The sum of the distances between the hyperplane and the outliers:
\[\begin{aligned}\text{loss}_i&=\begin{cases}0&y_i(w^Tx_i-b)\ge 1\\1-y_i(w^Tx_i-b)&y_i(w^Tx_i-b)<1\text{ (wrongly classified)}\end{cases}\\&=\max\{0, 1-y_i(w^Tx_i-b)\}.\\\text{loss}&=\sum_{i=1}^N\text{loss}_i,\end{aligned}\]
which is called hinge loss.

However, the \(\max\) in the hinge loss is not differentiable neither. We now adapt the original constraint as

\[y_i(w^Tx_i-b)\ge 1-\xi_i,i=1,2,\dots,N\]

where \(\xi_i\ge0\) and \(\sum_{i=1}^N\xi_i\le\) constant are called slack variables. The slack variables is introduced to allow for some points to be on the wrong side of the margin. Specifically, for the points that are on the wrong side, it will break the original constraint \(y_i(w^Tx_i-b)\ge 1\) as

\[y_i(w^Tx_i-b)=\xi< 1.\]

With slack variables, such classification is allowed as long as

\[\xi\ge 1-\xi_i\implies\xi_i\ge1-\xi.\]

Moreover, we do not want the \(\xi_i\) to be too large to distinguish points correctly. Thus we have the new formulation

\[\begin{aligned}\min_{w,b}&\quad \frac{1}{2}w^Tw+C\sum_{i=1}^N\xi_i\\\text{s.t.}&\quad y_i(w^Tx_i-b)\ge 1-\xi_i\\&\quad \xi_i\ge 0\\&\quad i=1,2,\dots,N\end{aligned},\]

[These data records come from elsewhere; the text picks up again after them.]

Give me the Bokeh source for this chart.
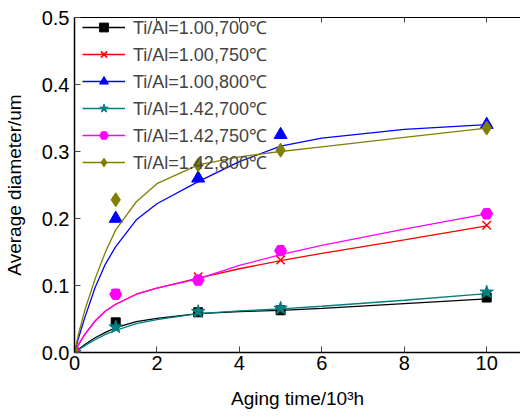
from bokeh.plotting import figure
from bokeh.models import LinearAxis, FixedTicker, PrintfTickFormatter, Range1d, Legend, LegendItem, CustomJSTickFormatter
from bokeh.embed import file_html
from bokeh.resources import INLINE

# measured points
t_pts = [0, 1, 3, 5, 10]
d_100_700 = [0, 0.045, 0.060, 0.063, 0.082]
d_100_750 = [0, 0.088, 0.113, 0.138, 0.190]
d_100_800 = [0, 0.200, 0.260, 0.325, 0.340]
d_142_700 = [0, 0.038, 0.061, 0.066, 0.090]
d_142_750 = [0, 0.087, 0.108, 0.152, 0.207]
d_142_800 = [0, 0.228, 0.280, 0.302, 0.335]

# fitted curves
t_fit = [0, 0.1, 0.25, 0.5, 0.75, 1, 1.5, 2, 3, 4, 5, 6, 8, 10]
f_100_700 = [0, 0.005, 0.012, 0.022, 0.030, 0.037, 0.046, 0.051, 0.058, 0.061, 0.063, 0.066, 0.073, 0.080]
f_100_750 = [0, 0.012, 0.027, 0.047, 0.062, 0.072, 0.087, 0.096, 0.111, 0.125, 0.137, 0.148, 0.168, 0.189]
f_100_800 = [0, 0.022, 0.052, 0.097, 0.132, 0.158, 0.198, 0.222, 0.255, 0.285, 0.308, 0.320, 0.333, 0.340]
f_142_700 = [0, 0.004, 0.010, 0.019, 0.027, 0.033, 0.043, 0.049, 0.058, 0.062, 0.065, 0.069, 0.078, 0.088]
f_142_750 = [0, 0.012, 0.027, 0.047, 0.062, 0.072, 0.087, 0.096, 0.110, 0.130, 0.146, 0.160, 0.184, 0.207]
f_142_800 = [0, 0.028, 0.063, 0.110, 0.150, 0.183, 0.225, 0.252, 0.280, 0.292, 0.300, 0.307, 0.321, 0.335]

labels = ["Ti/Al=1.00,700\u2103", "Ti/Al=1.00,750\u2103", "Ti/Al=1.00,800\u2103",
          "Ti/Al=1.42,700\u2103", "Ti/Al=1.42,750\u2103", "Ti/Al=1.42,800\u2103"]
x_ticks = [0, 2, 4, 6, 8, 10]
y_ticks = [0.0, 0.1, 0.2, 0.3, 0.4, 0.5]

series = [
    (d_100_700, f_100_700, "black", "square", 9),
    (d_100_750, f_100_750, "red", "x", 12),
    (d_100_800, f_100_800, "blue", "triangle", 13),
    (d_142_700, f_142_700, "#008080", "star", 14),
    (d_142_750, f_142_750, "magenta", "hex", 12),
    (d_142_800, f_142_800, "#808000", "diamond", 14),
]

FONT = "Liberation Sans"

p = figure(width=520, height=411, output_backend="svg", toolbar_location=None,
           x_range=Range1d(0, 10.82), y_range=Range1d(0, 0.5),
           min_border_left=74, min_border_right=0, min_border_top=17, min_border_bottom=56)
p.outline_line_color = None
p.grid.visible = False
p.background_fill_color = "white"

items = []
for (d, f, c, m, s), lab in zip(series, labels):
    r1 = p.line(t_fit, f, line_color=c, line_width=1.3)
    r2 = p.scatter(t_pts, d, marker=m, size=s, fill_color=c, line_color=c, line_width=1.5 if m == "x" else 1)
    items.append(LegendItem(label=lab, renderers=[r1, r2]))

legend = Legend(items=items, location=(8, 178))
legend.background_fill_alpha = 0
legend.border_line_color = None
legend.label_text_font = FONT
legend.label_text_font_size = "18px"
legend.glyph_width = 43
legend.glyph_height = 22
legend.label_height = 22
legend.spacing = 3
legend.padding = 0
legend.margin = 0
legend.label_standoff = 8
p.add_layout(legend)

for ax in [p.xaxis[0], p.yaxis[0]]:
    ax.axis_line_color = "black"
    ax.axis_line_width = 1.5
    ax.major_tick_in = 6
    ax.major_tick_out = 0
    ax.minor_tick_line_color = None
    ax.major_tick_line_color = "#444444"
    ax.major_label_text_font = FONT
    ax.major_label_text_font_size = "20px"
    ax.major_label_text_color = "black"
    ax.axis_label_text_font = FONT
    ax.axis_label_text_font_size = "19px"
    ax.axis_label_text_font_style = "normal"
    ax.axis_label_text_color = "black"

p.xaxis.ticker = FixedTicker(ticks=x_ticks)
p.yaxis.ticker = FixedTicker(ticks=y_ticks)
p.yaxis.formatter = PrintfTickFormatter(format="%.1f")
p.xaxis.formatter = PrintfTickFormatter(format="%d")
p.xaxis.axis_label = "Aging time/10\u00b3h"
p.yaxis.axis_label = "Average diameter/um"
p.xaxis.major_label_standoff = 3
p.yaxis.major_label_standoff = 5
p.xaxis.axis_label_standoff = 15
p.yaxis.axis_label_standoff = 14

top = LinearAxis(ticker=FixedTicker(ticks=x_ticks), formatter=CustomJSTickFormatter(code="return ''"))
top.major_label_standoff = 0
top.major_tick_in = 5
top.major_tick_out = 0
top.minor_tick_line_color = None
top.axis_line_color = "black"
top.axis_line_width = 1.2
top.major_tick_line_color = "#444444"
p.add_layout(top, "above")

open("out.html", "w").write(file_html(p, INLINE))
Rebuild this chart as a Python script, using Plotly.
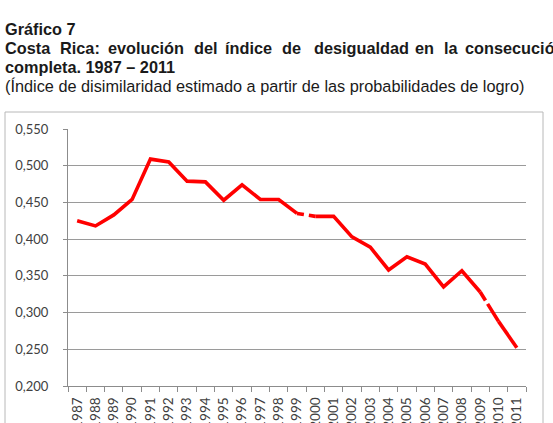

where \(C\) is the cost parameter that determines to what extent we allow for outliers. To solve the problem one can refer to the hard-margin case as they are actually similar.

3. Conclusion

In this post, we first introduced hard-margin SVM for linearly separable data. By introducing a loss function and slack variables, soft-margin SVM allows for noise and outliers so that it can handle non linear case. The two models can both be solved by convex optimization methods. For convex optimization, we briefly reviewed Lagrange duality, Slater’s condition and KKT conditions.